Joe Avila and Derrick Wall take turns telling the story of the aftermath of Amy Wall's death. Derrick, her younger brother, tells the audience about Amy's character, her final year of life, and her hopes for the future. He recounts the last memory he had of Amy's living face - a turned head, raised eyebrows, and a car pulling away down the street - with the painfully precise memory of a younger brother who grew up not in the shadow of a distant sibling but practicing dancing with his sister when he admitted to her that he was nervous about his first middle school dance.

Then Joe, brimming with the earnestness of a man who knows his dark side well,admits that he spent his life around the time he killed Amy looking for his next drink. He had gotten in trouble with the law before for drunk driving but the attorney always told him the same thing: "it's normal, everyone does it, we'll just do the best we can and figure out how to get you off." But he had never killed before.
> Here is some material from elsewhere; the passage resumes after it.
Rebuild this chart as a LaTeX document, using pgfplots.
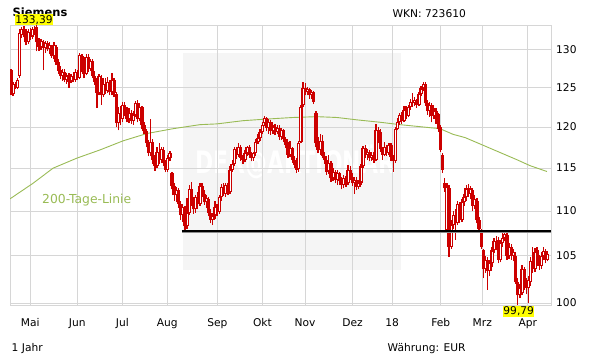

Faced with the stark awareness that whatever the attorney said, he was the agent of a person's death and a family's permanent injury, Joe spent the next five days in a consuming fog of self-hate, wanting to die, until the chaplain visited him and told him that Jesus had died for even him. It clicked. Joe knew he had to go on living but it could not be the way it had been before. He had to change.

Starting from these perspectives, the two continue to explain what happened as

  • Joe got the maximum sentence of twelve years in prison
  • Derrick entered college with the painful reminder of Amy's death clinging to him
  • Joe got out of prison and began to actively work to prevent drunk driving
  • Derrick did his dissertation on adolescent-sibling loss.
Meanwhile, Derrick still felt that the wound of Amy's death had never healed properly. Eventually he was contacted by a man named Ron Claasen who told him that he was with the Victim-Offender Reconciliation Program out of Fresno. Ron offered Derrick a chance to meet Joe and talk to him. Derrick immediately refused. What would he have to say to the man who had killed his sister?

Years later, Derrick discovered through a chance incident that Joe had devoted his energy to preventing drunk driving. This knowledge broke his last defenses, and he wept for a long time. Realizing it was time to see Joe and face the grief head-on, Derrick contacted Ron Claasen again. They set up a time and place for a meeting. When Joe and Derrick finally came face to face for the first time, neither was quite sure what to expect. They talked for a long time, honestly and openly. At the end of it all, Joe asked Derrick to forgive him. Almost immediately, he did.

The story is a wonderful testimony to the power of forgiveness and the good that can come from victim-offender mediation. While Derrick sticks to a pre-written script as he speaks, it is very clear that rehearsal has not diminished the depth of emotion he feels. Every word is genuine. In contrast, Joe's delivery seems more extemporaneous; he even comes close to tears at moments.

The two also focus on different aspects of the story. Joe talk at length about feelings of alienation in the court room, while Derrick focuses on how much he did not want to know who Joe was. The differences in delivery and focus are at points jarring. But fundamentally these differences strengthen the presentation because it mirrors the an actual meeting in victim-offender mediation: agreeing to a particular format allows both sides an equal chance to share what they think ought to be shared and the differences between the two testimonies create a whole authentic picture rather than merely a streamlined marketable sound bite.

Joe and Derrick stumble over words, make small jokes, and gesture to people unseen by the camera but still present at the conference. They are, after all, not characters in a stock tale of redemption and forgiveness. They are people, permanently affected by the death of one girl. It is a shame that the camera was not set up such that we could see their reactions to each other's words. That would have only increased the sense of dialogue.

This testament to the seemingly-unbelievable - actually meeting and forgiving the man who killed your sister - demonstrates that the effects of a crime do not have to be limited to mere destruction. Joe and Derrick would not be at the same conference fighting against drunk driving and telling the story of Amy if it were not for that meeting. They truly are moving beyond just recounting Amy's death to honoring her life.

Information about "The Amy Wall Story" can be found at the Center for Peacemaking and Conflict Studies (Fresno Pacific University) website. It costs $20 ($5 for production and handling and $15 for preventing drunk driving, as decided by Derek and Joe).